Me: We can drive off right now, he probably won't even notice.

She: No. No. I'm sure it'll be just fine. He's just nervous about the first date and all.

Me: Ya think? Hunh. Well, you know my number, call me if you need me.

She: OK. Thank you!

So she calls me about 1a.

Me: Hey there, you guys ready to go already?

She: Yeah. Can you come get me?

Me: Unfortunately I'm on my way back from Estacada so I'm still about 45 mins from downtown, I can find someone for you tho, unless you guys want to grab whatever drives by?

She: No. Damn. I wish you were here.

Me: I can find you someone. Lemme call around ok? I 'll call you right back and let you know. Are you guys still at East?

She: No. I'm at Boiler Room. I think he's still at East though. I left him about 20 minutes after you dropped us off. He's SUCH an ass!!

Me: Whoa. You're going to have to tell me about this one. Lemme find you a cab first. I'll call you right back.

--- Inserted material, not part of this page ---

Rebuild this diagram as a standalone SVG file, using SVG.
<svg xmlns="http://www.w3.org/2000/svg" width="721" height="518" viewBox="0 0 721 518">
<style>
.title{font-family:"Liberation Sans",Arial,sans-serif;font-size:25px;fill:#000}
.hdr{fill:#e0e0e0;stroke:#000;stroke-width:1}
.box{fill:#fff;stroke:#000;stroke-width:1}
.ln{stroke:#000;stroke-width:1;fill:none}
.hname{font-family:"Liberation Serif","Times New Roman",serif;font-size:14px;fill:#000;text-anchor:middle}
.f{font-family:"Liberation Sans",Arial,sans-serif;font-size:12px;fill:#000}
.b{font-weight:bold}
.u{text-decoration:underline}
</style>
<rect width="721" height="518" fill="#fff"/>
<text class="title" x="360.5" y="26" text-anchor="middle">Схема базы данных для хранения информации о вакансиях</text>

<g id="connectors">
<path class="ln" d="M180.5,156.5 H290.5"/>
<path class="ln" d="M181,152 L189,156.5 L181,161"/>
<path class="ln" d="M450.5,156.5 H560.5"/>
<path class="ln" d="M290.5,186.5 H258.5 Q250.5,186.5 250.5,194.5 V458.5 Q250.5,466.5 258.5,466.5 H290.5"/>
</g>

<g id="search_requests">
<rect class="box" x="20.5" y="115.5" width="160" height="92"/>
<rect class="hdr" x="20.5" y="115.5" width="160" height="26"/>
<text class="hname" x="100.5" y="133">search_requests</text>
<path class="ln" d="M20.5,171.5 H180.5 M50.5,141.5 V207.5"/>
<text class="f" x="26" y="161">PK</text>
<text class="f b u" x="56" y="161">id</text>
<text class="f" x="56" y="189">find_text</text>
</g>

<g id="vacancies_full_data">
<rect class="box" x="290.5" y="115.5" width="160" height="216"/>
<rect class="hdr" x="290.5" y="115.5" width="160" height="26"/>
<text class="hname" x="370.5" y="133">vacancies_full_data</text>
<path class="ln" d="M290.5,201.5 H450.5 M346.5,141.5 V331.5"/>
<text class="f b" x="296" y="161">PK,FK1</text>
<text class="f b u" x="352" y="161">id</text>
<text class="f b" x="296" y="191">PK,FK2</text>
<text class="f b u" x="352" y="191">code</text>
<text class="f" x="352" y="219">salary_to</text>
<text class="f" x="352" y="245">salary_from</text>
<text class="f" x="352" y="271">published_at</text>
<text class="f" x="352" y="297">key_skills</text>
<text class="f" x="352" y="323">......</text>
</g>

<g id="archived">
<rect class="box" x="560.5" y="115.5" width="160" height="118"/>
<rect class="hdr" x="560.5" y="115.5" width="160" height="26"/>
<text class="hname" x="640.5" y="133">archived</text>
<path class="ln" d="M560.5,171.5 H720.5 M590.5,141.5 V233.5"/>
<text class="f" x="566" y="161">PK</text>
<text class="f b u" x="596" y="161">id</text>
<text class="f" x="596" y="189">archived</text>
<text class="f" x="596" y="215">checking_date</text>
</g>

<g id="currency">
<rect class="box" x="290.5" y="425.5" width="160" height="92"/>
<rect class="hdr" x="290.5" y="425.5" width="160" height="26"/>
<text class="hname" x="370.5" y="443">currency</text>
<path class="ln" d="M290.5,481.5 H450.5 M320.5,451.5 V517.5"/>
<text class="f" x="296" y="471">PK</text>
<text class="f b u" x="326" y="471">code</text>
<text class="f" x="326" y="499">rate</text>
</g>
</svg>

I call around and find another female cabbie here I know that's downtown and available and get her on the way and call back Denise. Turns out the reason why this guy was so anxious to get back to the same bar, and in such a hurry is because he met some woman earlier while there with his friend. He tells Denise that this woman is willing to have sex with him, but he wants to have a 'relationship' with Denise, and thought she would appreciate that he was being so 'respectful' by telling her up front that he wasn't expecting anything from her.

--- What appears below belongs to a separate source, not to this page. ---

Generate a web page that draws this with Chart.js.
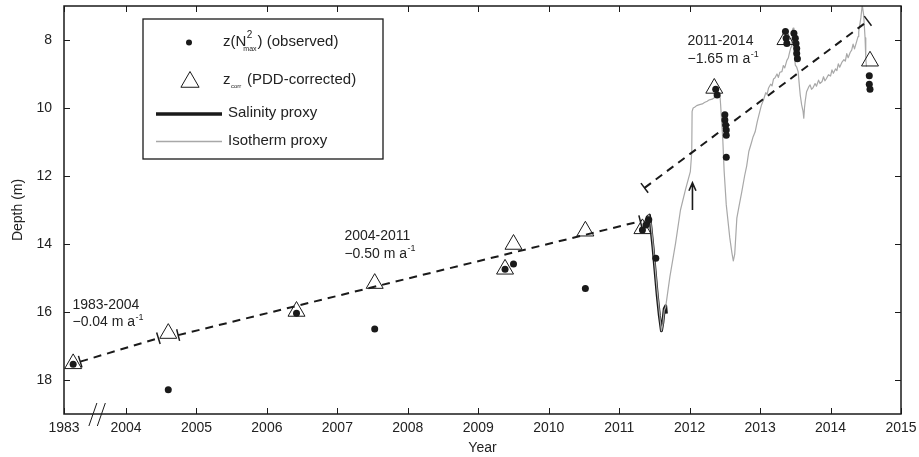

Never once in that call was there an 'I told ya so' bandied about.

8 comments:

Paradise Driver said...

Why is it that the pretty ones always hook up with the scumbags? Is it that "bad boy" temptation?

whall said...

YOU ROCK!

(oh wait, is that a girl blogger?)

Donna. W said...

Unbelievable!

Sizzle said...

i think people should generally heed the advice of cabbies and bartenders. they KNOW people.

you were SO right on that one.

BarnGoddess said...

omg that guy was an ass. What real guy talks about cologne and clothes? my gay guy friends do!

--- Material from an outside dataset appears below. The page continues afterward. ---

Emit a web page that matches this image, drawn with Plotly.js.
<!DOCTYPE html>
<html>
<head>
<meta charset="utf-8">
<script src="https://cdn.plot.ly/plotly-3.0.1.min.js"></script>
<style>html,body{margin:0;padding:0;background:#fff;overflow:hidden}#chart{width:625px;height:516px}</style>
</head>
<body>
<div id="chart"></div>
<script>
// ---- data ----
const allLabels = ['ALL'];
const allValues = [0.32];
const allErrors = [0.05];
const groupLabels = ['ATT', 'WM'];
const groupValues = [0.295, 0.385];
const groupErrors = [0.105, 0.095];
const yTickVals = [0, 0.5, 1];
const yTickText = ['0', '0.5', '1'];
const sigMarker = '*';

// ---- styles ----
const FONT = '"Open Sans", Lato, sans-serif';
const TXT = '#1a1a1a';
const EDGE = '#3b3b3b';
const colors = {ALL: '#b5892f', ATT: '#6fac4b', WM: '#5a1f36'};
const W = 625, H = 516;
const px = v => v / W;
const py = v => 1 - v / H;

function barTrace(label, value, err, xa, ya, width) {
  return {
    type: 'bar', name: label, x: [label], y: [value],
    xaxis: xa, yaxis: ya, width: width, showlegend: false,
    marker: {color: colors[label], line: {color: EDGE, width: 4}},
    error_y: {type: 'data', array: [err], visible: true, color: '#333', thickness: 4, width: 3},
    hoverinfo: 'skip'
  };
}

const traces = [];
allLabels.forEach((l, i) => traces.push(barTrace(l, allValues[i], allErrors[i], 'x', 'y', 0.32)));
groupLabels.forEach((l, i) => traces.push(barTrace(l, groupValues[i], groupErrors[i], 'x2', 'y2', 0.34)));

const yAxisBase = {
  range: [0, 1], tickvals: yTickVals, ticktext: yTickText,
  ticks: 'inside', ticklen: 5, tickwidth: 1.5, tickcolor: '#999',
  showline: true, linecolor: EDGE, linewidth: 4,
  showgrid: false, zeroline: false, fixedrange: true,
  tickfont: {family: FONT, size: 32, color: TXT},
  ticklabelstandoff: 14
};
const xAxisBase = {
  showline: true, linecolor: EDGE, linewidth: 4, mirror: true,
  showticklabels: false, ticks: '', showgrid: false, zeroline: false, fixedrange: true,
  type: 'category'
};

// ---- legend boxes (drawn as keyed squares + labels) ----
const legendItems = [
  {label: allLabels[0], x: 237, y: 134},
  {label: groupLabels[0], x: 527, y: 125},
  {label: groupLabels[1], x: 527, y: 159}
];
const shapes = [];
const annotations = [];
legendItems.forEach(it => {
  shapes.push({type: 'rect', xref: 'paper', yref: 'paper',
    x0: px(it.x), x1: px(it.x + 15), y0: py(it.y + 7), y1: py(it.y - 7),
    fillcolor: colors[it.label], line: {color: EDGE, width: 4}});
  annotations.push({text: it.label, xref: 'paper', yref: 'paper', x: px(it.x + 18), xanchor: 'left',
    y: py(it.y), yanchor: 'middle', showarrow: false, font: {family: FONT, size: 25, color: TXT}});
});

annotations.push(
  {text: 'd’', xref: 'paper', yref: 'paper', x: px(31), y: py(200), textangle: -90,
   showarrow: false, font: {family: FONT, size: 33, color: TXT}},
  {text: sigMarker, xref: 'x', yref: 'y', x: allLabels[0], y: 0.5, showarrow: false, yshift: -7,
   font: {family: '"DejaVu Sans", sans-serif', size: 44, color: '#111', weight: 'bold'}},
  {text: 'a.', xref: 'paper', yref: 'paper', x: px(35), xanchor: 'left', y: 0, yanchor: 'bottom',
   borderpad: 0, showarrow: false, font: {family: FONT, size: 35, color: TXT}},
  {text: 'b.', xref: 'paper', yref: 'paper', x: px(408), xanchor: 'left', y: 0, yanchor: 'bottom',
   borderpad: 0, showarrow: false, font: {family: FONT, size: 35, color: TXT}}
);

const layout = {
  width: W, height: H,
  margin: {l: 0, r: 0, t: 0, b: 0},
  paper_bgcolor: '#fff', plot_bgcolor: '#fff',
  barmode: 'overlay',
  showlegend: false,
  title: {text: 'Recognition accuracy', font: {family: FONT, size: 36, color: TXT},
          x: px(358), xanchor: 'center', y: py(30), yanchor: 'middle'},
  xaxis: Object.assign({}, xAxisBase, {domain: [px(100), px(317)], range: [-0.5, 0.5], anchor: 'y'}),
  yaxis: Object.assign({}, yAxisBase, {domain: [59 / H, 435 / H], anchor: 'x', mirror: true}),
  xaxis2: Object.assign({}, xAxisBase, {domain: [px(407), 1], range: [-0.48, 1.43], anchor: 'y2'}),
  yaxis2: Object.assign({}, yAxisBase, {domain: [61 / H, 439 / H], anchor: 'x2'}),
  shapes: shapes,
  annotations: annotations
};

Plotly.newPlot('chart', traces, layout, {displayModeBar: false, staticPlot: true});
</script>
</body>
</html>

maybe she'll listen to ya the next time.

Anonymous said...

Hi, I saw your comment over at Barngoddess' page. From your comment I thought "I have to read her blog." And YUP, I'm glad I did.

What an ass, I hate men, all men, and no i'm not lesbian, as I tend to hate women too. HAHAHA.

Iron Fist said...

What a study in contradictions: he was trying to match his shirt with his cologne (WTF?) but for the first date he was going to take her to the freakin' Cheerful Tortoise?? Don't get me wrong, I like the Best Deal in Town as much as the next (former) PSU student. But taking a girl there for a first date?

What a dunce.

NYC taxi photo said...

wow, amazing. i thought they were only in new york. ugh they're every where. nice post, you made it apparent, he had asshole written all over him.